西武ホールディングスは2月10日に小会社のプリンスホテルが所有するホテルやスキー場など31の施設をシンガポール政府系の投資ファンドに売却すると発表しました。
今回はその西武ホールディングスの後藤高志社長にお越しいただきました。

西武ホールディングス 苗場プリンスなど国内31施設を外資に売却
1990年代、バブル景気やスキーブームで首都圏からも多くの客さんが訪れた新潟の苗場スキー場。

そして隣接する苗場プリンスホテル。いずれも西武ホールディングスが保有・運営しています。

しかし、2月10日の午後2時すぎ。

西武ホールディングスの後藤高志社長。
西武グループが保有するホテル・レジャー施設の資産の一部について、GICと長期的なパートナーシップ構築を目的とした基本協定書を締結した。

苗場プリンスホテルや苗場スキー場といったホテルやレジャー関連の31施設をシンガポールの政府系投資ファンド「GIC」に売却すると発表しました。

久木和人記者。
東京タワーのすぐ近くにあるこちらのホテル「ザ・プリンスパークタワー東京」も売却の対象となっています。新型コロナの影響で客数がかなり減ったということです。

こうした施設を今年9月にGIC側に譲渡する予定で、売却額はおよそ1,500億円、売却による利益は800億円ほどと見込んでいます。

2004年、有価証券報告書の虚偽記載により上場廃止に追い込まれた旧西武鉄道。


西武王国を率いた堤義明氏の後任として再生を託されたのが当時のメインバンク「みずほコーポレート銀行」の副頭取だった後藤氏です。

朝の来ない夜はない。従業員の皆さんと心に刻んでやっていきたい。

後藤氏のもとグループ内の事業の選択と集中を進め西武ホールディングスは2014年に東証1部に再上場を果たしました。

しかし今回、新型コロナの影響で鉄道やホテルの客数が激減。赤字に陥り、プリンスホテルなどの売却に踏み切りました。

西武ホールディングス 後藤社長に聞く!
プリンスホテル売却の狙いは?
馴染みのあるホテルばかりですが売却ということになりました。なぜこのタイミングだったのか、そしてコロナがなければこの決断はなかったのでしょうか。
今年で3年目になるコロナ禍がプリンスホテルをはじめとしたホテル・レジャー事業へのダメージが非常に大きかった。結果として前期723億円の最終赤字、上場来初めての赤字。西武グループ始まって以来の大赤字。
コロナ前のプリンスホテルはオペレーションとアセットオーナーの療法をやりビジネスモデルとしてうまく回っていたが、今回のコロナショックでプリンスホテルの需要が瞬間蒸発した。
そういう意味でオーナーとしての弱みがはっきりした。
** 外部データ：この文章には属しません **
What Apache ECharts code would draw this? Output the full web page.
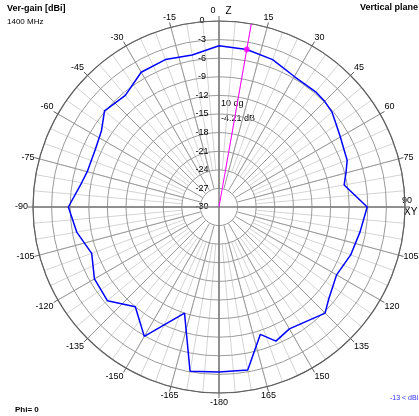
<!DOCTYPE html>
<html><head><meta charset="utf-8">
<script src="https://cdn.jsdelivr.net/npm/echarts@6/dist/echarts.min.js"></script>
<style>html,body{margin:0;padding:0;background:#fff}#c{width:419px;height:416px}</style>
</head><body><div id="c"></div>
<script>
// Vertical-plane gain pattern, angles in degrees (0 = Z, +90 = XY), gain in dBi
const angles = [0, 10, 20, 30, 40, 45, 50, 55, 60, 65, 70, 75, 80, 90, 100, 110, 120, 130, 135, 150, 157, 162, 170, 180,
  -170, -162, -150, -140, -130, -120, -110, -100, -90, -80, -75, -65, -57, -50, -40, -30, -20, -10];
const gains = [-4.0, -4.21, -4.7, -5.7, -5.75, -5.9, -6.2, -6.9, -7.4, -7.8, -8.0, -8.8, -9.5, -6.1, -6.9, -7.4, -8.1, -6.9, -5.8, -7.3, -6.5, -8.4, -3.3, -3.4,
  -3.1, -12.0, -5.9, -9.0, -6.5, -6.8, -8.15, -6.7, -5.7, -7.5, -8.0, -8.0, -7.4, -5.9, -6.5, -4.9, -4.7, -5.1];
const radiusTicks = [-30, -27, -24, -21, -18, -15, -12, -9, -6, -3, 0];
const maxAngle = 10;
const maxGain = -4.21;
const freqText = '1400 MHz';

const pts = angles.map((a, i) => [gains[i], (a + 360) % 360]);
pts.push(pts[0]);

const chart = echarts.init(document.getElementById('c'), null, {renderer: 'canvas'});
const C = [219, 207];
const R = 186;
const fontFam = 'Liberation Sans, Arial, sans-serif';
const angBase = {type: 'value', min: 0, max: 360, startAngle: 90, clockwise: true};
const radHidden = {type: 'value', min: -30, max: 0, axisLine: {show: false}, axisTick: {show: false}, axisLabel: {show: false}, splitLine: {show: false}};

chart.setOption({
  animation: false,
  polar: [
    {center: C, radius: [0, R]},
    {center: C, radius: [19, R]},
    {center: C, radius: [37, R]}
  ],
  angleAxis: [
    Object.assign({}, angBase, {polarIndex: 0, interval: 90, z: 3,
      axisLine: {show: true, lineStyle: {color: '#606060', width: 1.2}},
      axisTick: {show: false}, axisLabel: {show: false},
      splitLine: {show: true, lineStyle: {color: '#808080', width: 1.5}}}),
    Object.assign({}, angBase, {polarIndex: 1, interval: 15, z: 1,
      axisLine: {show: false},
      axisTick: {show: true, inside: false, length: 5, lineStyle: {color: '#606060'}},
      axisLabel: {show: true, margin: 5, fontSize: 9, fontFamily: fontFam, color: '#000',
        formatter: function (v) {
          if (v === 0) return '{a|0}    {z|Z}';
          if (v === 90) return '{n|90}\n{x|XY}';
          if (v === 360) return '';
          return String(v >= 180 ? v - 360 : v);
        },
        rich: {a: {fontSize: 9, fontFamily: fontFam, padding: [0, 0, 0, 4]}, z: {fontSize: 10, fontFamily: fontFam},
          n: {fontSize: 9, fontFamily: fontFam, padding: [0, 0, 2, -8]}, x: {fontSize: 10, fontFamily: fontFam, padding: [0, 0, 0, -6]}}},
      splitLine: {show: true, lineStyle: {color: '#999999', width: 1}}}),
    Object.assign({}, angBase, {polarIndex: 2, interval: 5, z: 0,
      axisLine: {show: false}, axisTick: {show: false}, axisLabel: {show: false},
      splitLine: {show: true, lineStyle: {color: '#d4d4d4', width: 1}}})
  ],
  radiusAxis: [
    {polarIndex: 0, type: 'value', min: -30, max: 0, interval: 3, z: 2,
      axisLine: {show: false}, axisTick: {show: false},
      axisLabel: {show: true, margin: 17, align: 'center', fontSize: 9, fontFamily: fontFam, color: '#000'},
      splitLine: {show: true, lineStyle: {color: '#9a9a9a', width: 1}}},
    Object.assign({polarIndex: 1}, radHidden),
    Object.assign({polarIndex: 2}, radHidden)
  ],
  series: [
    {type: 'line', coordinateSystem: 'polar', polarIndex: 0, data: pts, symbol: 'none', z: 5,
      lineStyle: {color: '#0000ff', width: 1.5}},
    {type: 'line', coordinateSystem: 'polar', polarIndex: 0, data: [[-30, maxAngle], [0, maxAngle]], symbol: 'none', z: 6,
      lineStyle: {color: '#ff00ff', width: 1}},
    {type: 'scatter', coordinateSystem: 'polar', polarIndex: 0, data: [[maxGain, maxAngle]], symbol: 'circle', symbolSize: 6, z: 7,
      itemStyle: {color: '#ff00ff'}}
  ],
  graphic: [
    {type: 'text', left: 7, top: 4, style: {text: 'Ver-gain [dBi]', font: 'bold 9px ' + fontFam, fill: '#000'}},
    {type: 'text', left: 7, top: 18, style: {text: freqText, font: '8px ' + fontFam, fill: '#000'}},
    {type: 'text', left: 360, top: 3, style: {text: 'Vertical plane', font: 'bold 9px ' + fontFam, fill: '#000'}},
    {type: 'text', left: 15, top: 406, style: {text: 'Phi= 0', font: 'bold 8px ' + fontFam, fill: '#000'}},
    {type: 'text', left: 390, top: 395, style: {text: '-13 < dBi < -4', font: '7px ' + fontFam, fill: '#3030ff'}},
    {type: 'text', left: 221, top: 99, style: {text: maxAngle + ' dg', font: '9px ' + fontFam, fill: '#000'}},
    {type: 'text', left: 221, top: 114, style: {text: maxGain.toFixed(2) + ' dB', font: '9px ' + fontFam, fill: '#000'}}
  ]
});
</script></body></html>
早くそういった弱みから抜け出さないといけない。
もう一つは前期700億円を超える赤字で資本がかなり大きく毀損した。企業体質を強化しなければいけない。体質の強化とアセットライトの両方を満たすということで今回、シンガポールの政府系ファンド「GIC」と資本協定を結んで、国内76事業所を処分し、31の事業所はGICに売却する。

ただしプリンスホテルは引き続き運営はそのまま継続する。
これによって企業体制を強化し、さらにプリンスホテルの事業モデルを運営に特化することによって、これから10年間で国内外合わせて84の事業所を250まで増やす。


さらに例えば都内の再開発、高輪、品川、芝公園、さらに西武鉄道の沿線の再開発をシームレスに対応していく。
軽井沢、箱根、富良野などの著名なリゾートを環境などに配慮しながら再開発をしていく。
今回いろいろ心配していただくが、今回のコロナが背中を押してくれたと考えている。
「ホテル拠点250ヵ所に拡大」とは?
84ヵ所のホテルの拠点を今後250ヵ所に拡大する、それが利益に貢献する、さらなる利益を生み出すと見ているのか?


オーナーを兼務してるときは調子がいいと利益が大きくなるが、オーナーの部分が欠落するので利益は少なくなる。リスクがミニマムになる。
財務体質、総資本利益率、自己資本利益率は間違いなく改善する。格付けも上がってくると思う。
人材は重要だと思うが今回、人員はそのまま運営に移ってリストラはない?
ありません。
運営の競争力はどう強化する?
プリンスホテルには人材はいると思っている。今後、運営に特化する中でよりホテル業に精通した人材を育成する、そのための教育も今まで以上にやっていきたいと思う。
GIC、あるいはグループ内の西武リアルティソリューションズがアセットオーナーになる。プリンスホテルはこれから運営に特化するのでオーナーとの緊張関係がある。
その中で人材も切磋琢磨して強くなるし、わたしも発破をかけるし期待もしている。教育投資も今まで以上にやっていく。
人・もの・金・情報、これが今まで以上に間違いなく良くなると思う。